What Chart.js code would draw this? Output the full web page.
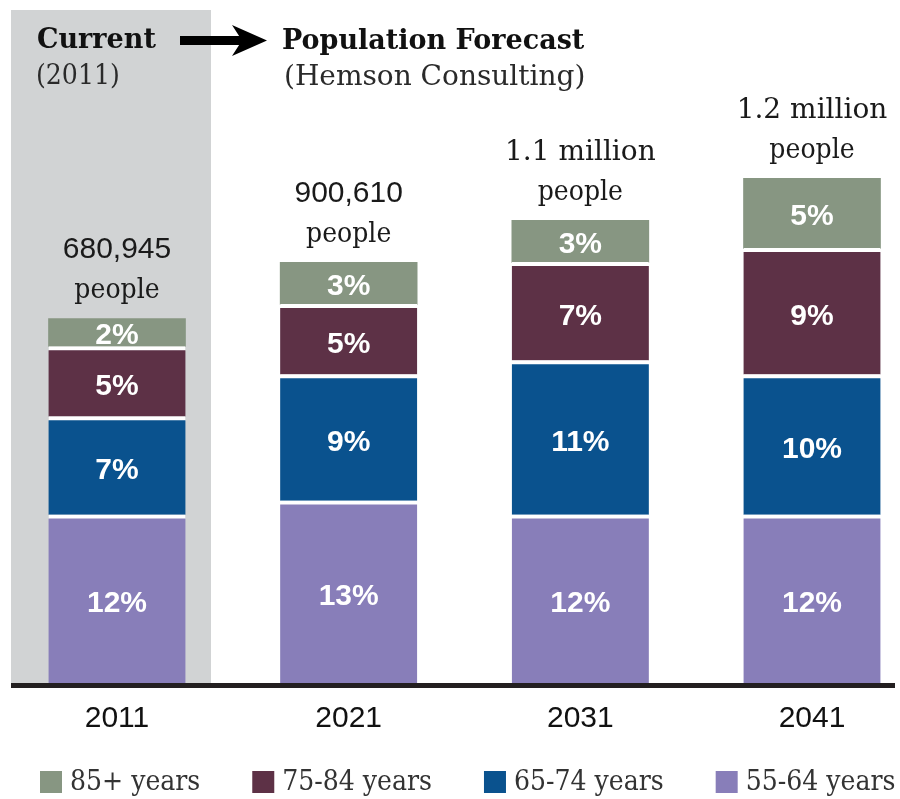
<!DOCTYPE html>
<html>
<head>
<meta charset="utf-8">
<script src="https://cdn.jsdelivr.net/npm/chart.js@4.4.1/dist/chart.umd.min.js"></script>
<style>
  html, body { margin: 0; padding: 0; background: #ffffff; }
  #wrap { width: 900px; height: 799px; }
</style>
</head>
<body>
<div id="wrap"><canvas id="c" width="900" height="799"></canvas></div>
<script>
// ---- data ----
const years = ['2011', '2021', '2031', '2041'];
const age55to64 = [12, 13, 12, 12];
const age65to74 = [7, 9, 11, 10];
const age75to84 = [5, 5, 7, 9];
const age85plus = [2, 3, 3, 5];
const totalLabels = ['680,945', '900,610', '1.1 million', '1.2 million'];
const totalSubLabel = 'people';
const seriesNames = ['55-64 years', '65-74 years', '75-84 years', '85+ years'];

// ---- styles ----
const COLORS = {
  a55: '#887eb9',
  a65: '#0a528e',
  a75: '#5d3146',
  a85: '#879682',
  panel: '#d1d3d4',
  axis: '#231f20'
};
const GAP = 4;
const SERIF = '"DejaVu Serif", serif';
const SERIF_C = '"DejaVu Serif Condensed", "DejaVu Serif", serif';
const SANS = '"Liberation Sans", Arial, sans-serif';

const decor = {
  id: 'decor',
  beforeDatasetsDraw(chart) {
    const ctx = chart.ctx;
    const x = chart.scales.x, y = chart.scales.y;
    const c0 = x.getPixelForValue(0);
    const base = y.getPixelForValue(0);
    ctx.save();
    ctx.fillStyle = COLORS.panel;
    ctx.fillRect(c0 - 106, 10, 200, base - 10);
    ctx.restore();
  },
  afterDatasetsDraw(chart) {
    const ctx = chart.ctx;
    const xs = chart.scales.x, ys = chart.scales.y;
    const base = ys.getPixelForValue(0);
    ctx.save();
    // baseline
    ctx.fillStyle = COLORS.axis;
    ctx.fillRect(11, base, 884, 5);

    // percentage labels
    ctx.textAlign = 'center';
    ctx.textBaseline = 'middle';
    ctx.fillStyle = '#ffffff';
    ctx.font = 'bold 30px ' + SANS;
    chart.data.datasets.forEach((ds, di) => {
      const meta = chart.getDatasetMeta(di);
      const bw = (ds.borderWidth && ds.borderWidth.top) || 0;
      meta.data.forEach((el, i) => {
        const top = el.y + bw;
        const bottom = el.base;
        ctx.fillText(ds.data[i] + '%', el.x, (top + bottom) / 2 + 3);
      });
    });

    // totals above the bars
    const topMeta = chart.getDatasetMeta(chart.data.datasets.length - 1);
    topMeta.data.forEach((el, i) => {
      const peopleBase = el.y - 20;
      ctx.fillStyle = '#1a1a1a';
      ctx.textBaseline = 'alphabetic';
      ctx.font = '28px ' + SERIF_C;
      ctx.fillText(totalSubLabel, el.x, peopleBase);
      const t = totalLabels[i];
      ctx.font = /^[\d,]+$/.test(t) ? '30px ' + SANS : '28px ' + SERIF;
      ctx.fillText(t, el.x, peopleBase - 40);
    });

    // header
    ctx.textAlign = 'left';
    ctx.textBaseline = 'alphabetic';
    ctx.fillStyle = '#111111';
    ctx.font = 'bold 27px ' + SERIF;
    ctx.fillText('Current', 37, 48);
    ctx.fillText('Population Forecast', 282, 49);
    ctx.fillStyle = '#2a2a2a';
    ctx.font = '28px ' + SERIF_C;
    ctx.fillText('(2011)', 36, 84);
    ctx.font = '28px ' + SERIF;
    ctx.fillText('(Hemson Consulting)', 284, 85);

    // arrow
    ctx.fillStyle = '#000000';
    ctx.fillRect(180, 36, 62, 9);
    ctx.beginPath();
    ctx.moveTo(267, 40.5);
    ctx.lineTo(232, 25);
    ctx.lineTo(242, 40.5);
    ctx.lineTo(232, 56);
    ctx.closePath();
    ctx.fill();

    // legend (top of stack first)
    let lx = 40;
    const ly = 771;
    ctx.font = '28px ' + SERIF_C;
    ctx.textBaseline = 'middle';
    for (let di = chart.data.datasets.length - 1; di >= 0; di--) {
      const ds = chart.data.datasets[di];
      ctx.fillStyle = ds.backgroundColor;
      ctx.fillRect(lx, ly, 22, 22);
      ctx.fillStyle = '#333333';
      const tx = lx + 30;
      ctx.fillText(ds.label, tx, ly + 12);
      lx = tx + ctx.measureText(ds.label).width + 52;
    }
    ctx.restore();
  }
};

const topBorder = { top: GAP, left: 0, right: 0, bottom: 0 };

new Chart(document.getElementById('c'), {
  type: 'bar',
  data: {
    labels: years,
    datasets: [
      { label: seriesNames[0], data: age55to64, backgroundColor: COLORS.a55, borderColor: '#ffffff', borderWidth: topBorder, clip: false },
      { label: seriesNames[1], data: age65to74, backgroundColor: COLORS.a65, borderColor: '#ffffff', borderWidth: topBorder, clip: false },
      { label: seriesNames[2], data: age75to84, backgroundColor: COLORS.a75, borderColor: '#ffffff', borderWidth: topBorder, clip: false },
      { label: seriesNames[3], data: age85plus, backgroundColor: COLORS.a85, borderWidth: 0, clip: false }
    ]
  },
  options: {
    responsive: false,
    animation: false,
    events: [],
    layout: { padding: { left: 117, right: 88, top: 10, bottom: 44 } },
    datasets: { bar: { barThickness: 137 } },
    plugins: { legend: { display: false }, tooltip: { enabled: false } },
    scales: {
      x: {
        stacked: true,
        offset: false,
        grid: { display: false, drawTicks: false },
        border: { display: false },
        ticks: { color: '#111111', font: { family: SANS, size: 30 }, padding: 18, maxRotation: 0, autoSkip: false }
      },
      y: { stacked: true, display: false, min: 0, max: 48 }
    }
  },
  plugins: [decor]
});
</script>
</body>
</html>
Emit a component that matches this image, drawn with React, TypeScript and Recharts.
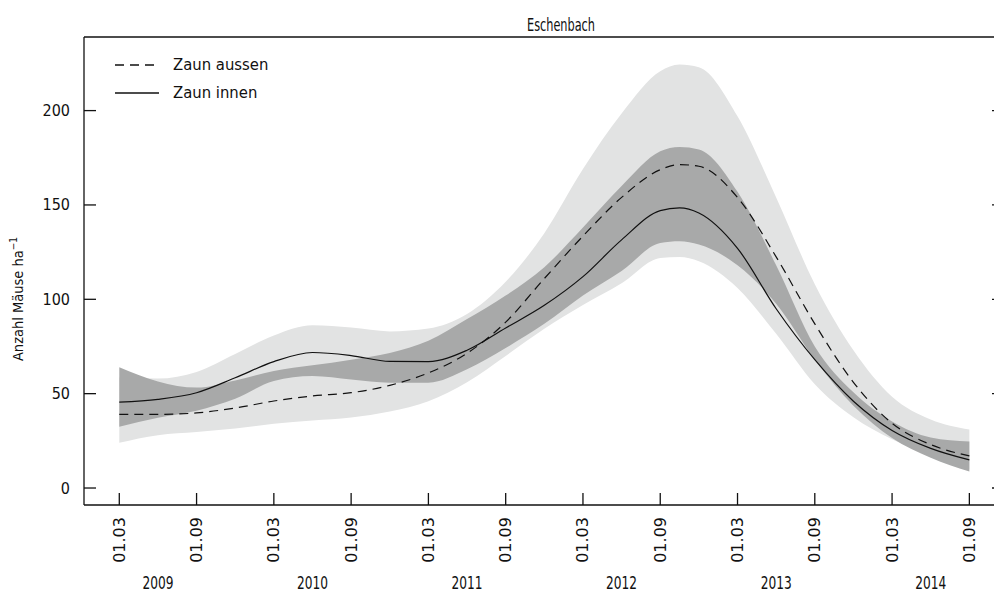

== == ==

▶ [Exercise requirements]: Strip the images and reproduce the remaining records precisely.

▶ [Answer to this problem]:
What Chart.js code would draw this? Output the full web page.
<!DOCTYPE html>
<html>
<head>
<meta charset="utf-8">
<script src="https://cdn.jsdelivr.net/npm/chart.js@4.4.1/dist/chart.umd.min.js"></script>
<style>
  html, body { margin: 0; padding: 0; background: #ffffff; }
  #wrap { width: 900px; height: 799px; }
</style>
</head>
<body>
<div id="wrap"><canvas id="c" width="900" height="799"></canvas></div>
<script>
// ---- data ----
const years = ['2011', '2021', '2031', '2041'];
const age55to64 = [12, 13, 12, 12];
const age65to74 = [7, 9, 11, 10];
const age75to84 = [5, 5, 7, 9];
const age85plus = [2, 3, 3, 5];
const totalLabels = ['680,945', '900,610', '1.1 million', '1.2 million'];
const totalSubLabel = 'people';
const seriesNames = ['55-64 years', '65-74 years', '75-84 years', '85+ years'];

// ---- styles ----
const COLORS = {
  a55: '#887eb9',
  a65: '#0a528e',
  a75: '#5d3146',
  a85: '#879682',
  panel: '#d1d3d4',
  axis: '#231f20'
};
const GAP = 4;
const SERIF = '"DejaVu Serif", serif';
const SERIF_C = '"DejaVu Serif Condensed", "DejaVu Serif", serif';
const SANS = '"Liberation Sans", Arial, sans-serif';

const decor = {
  id: 'decor',
  beforeDatasetsDraw(chart) {
    const ctx = chart.ctx;
    const x = chart.scales.x, y = chart.scales.y;
    const c0 = x.getPixelForValue(0);
    const base = y.getPixelForValue(0);
    ctx.save();
    ctx.fillStyle = COLORS.panel;
    ctx.fillRect(c0 - 106, 10, 200, base - 10);
    ctx.restore();
  },
  afterDatasetsDraw(chart) {
    const ctx = chart.ctx;
    const xs = chart.scales.x, ys = chart.scales.y;
    const base = ys.getPixelForValue(0);
    ctx.save();
    // baseline
    ctx.fillStyle = COLORS.axis;
    ctx.fillRect(11, base, 884, 5);

    // percentage labels
    ctx.textAlign = 'center';
    ctx.textBaseline = 'middle';
    ctx.fillStyle = '#ffffff';
    ctx.font = 'bold 30px ' + SANS;
    chart.data.datasets.forEach((ds, di) => {
      const meta = chart.getDatasetMeta(di);
      const bw = (ds.borderWidth && ds.borderWidth.top) || 0;
      meta.data.forEach((el, i) => {
        const top = el.y + bw;
        const bottom = el.base;
        ctx.fillText(ds.data[i] + '%', el.x, (top + bottom) / 2 + 3);
      });
    });

    // totals above the bars
    const topMeta = chart.getDatasetMeta(chart.data.datasets.length - 1);
    topMeta.data.forEach((el, i) => {
      const peopleBase = el.y - 20;
      ctx.fillStyle = '#1a1a1a';
      ctx.textBaseline = 'alphabetic';
      ctx.font = '28px ' + SERIF_C;
      ctx.fillText(totalSubLabel, el.x, peopleBase);
      const t = totalLabels[i];
      ctx.font = /^[\d,]+$/.test(t) ? '30px ' + SANS : '28px ' + SERIF;
      ctx.fillText(t, el.x, peopleBase - 40);
    });

    // header
    ctx.textAlign = 'left';
    ctx.textBaseline = 'alphabetic';
    ctx.fillStyle = '#111111';
    ctx.font = 'bold 27px ' + SERIF;
    ctx.fillText('Current', 37, 48);
    ctx.fillText('Population Forecast', 282, 49);
    ctx.fillStyle = '#2a2a2a';
    ctx.font = '28px ' + SERIF_C;
    ctx.fillText('(2011)', 36, 84);
    ctx.font = '28px ' + SERIF;
    ctx.fillText('(Hemson Consulting)', 284, 85);

    // arrow
    ctx.fillStyle = '#000000';
    ctx.fillRect(180, 36, 62, 9);
    ctx.beginPath();
    ctx.moveTo(267, 40.5);
    ctx.lineTo(232, 25);
    ctx.lineTo(242, 40.5);
    ctx.lineTo(232, 56);
    ctx.closePath();
    ctx.fill();

    // legend (top of stack first)
    let lx = 40;
    const ly = 771;
    ctx.font = '28px ' + SERIF_C;
    ctx.textBaseline = 'middle';
    for (let di = chart.data.datasets.length - 1; di >= 0; di--) {
      const ds = chart.data.datasets[di];
      ctx.fillStyle = ds.backgroundColor;
      ctx.fillRect(lx, ly, 22, 22);
      ctx.fillStyle = '#333333';
      const tx = lx + 30;
      ctx.fillText(ds.label, tx, ly + 12);
      lx = tx + ctx.measureText(ds.label).width + 52;
    }
    ctx.restore();
  }
};

const topBorder = { top: GAP, left: 0, right: 0, bottom: 0 };

new Chart(document.getElementById('c'), {
  type: 'bar',
  data: {
    labels: years,
    datasets: [
      { label: seriesNames[0], data: age55to64, backgroundColor: COLORS.a55, borderColor: '#ffffff', borderWidth: topBorder, clip: false },
      { label: seriesNames[1], data: age65to74, backgroundColor: COLORS.a65, borderColor: '#ffffff', borderWidth: topBorder, clip: false },
      { label: seriesNames[2], data: age75to84, backgroundColor: COLORS.a75, borderColor: '#ffffff', borderWidth: topBorder, clip: false },
      { label: seriesNames[3], data: age85plus, backgroundColor: COLORS.a85, borderWidth: 0, clip: false }
    ]
  },
  options: {
    responsive: false,
    animation: false,
    events: [],
    layout: { padding: { left: 117, right: 88, top: 10, bottom: 44 } },
    datasets: { bar: { barThickness: 137 } },
    plugins: { legend: { display: false }, tooltip: { enabled: false } },
    scales: {
      x: {
        stacked: true,
        offset: false,
        grid: { display: false, drawTicks: false },
        border: { display: false },
        ticks: { color: '#111111', font: { family: SANS, size: 30 }, padding: 18, maxRotation: 0, autoSkip: false }
      },
      y: { stacked: true, display: false, min: 0, max: 48 }
    }
  },
  plugins: [decor]
});
</script>
</body>
</html>
Emit a component that matches this image, drawn with React, TypeScript and Recharts.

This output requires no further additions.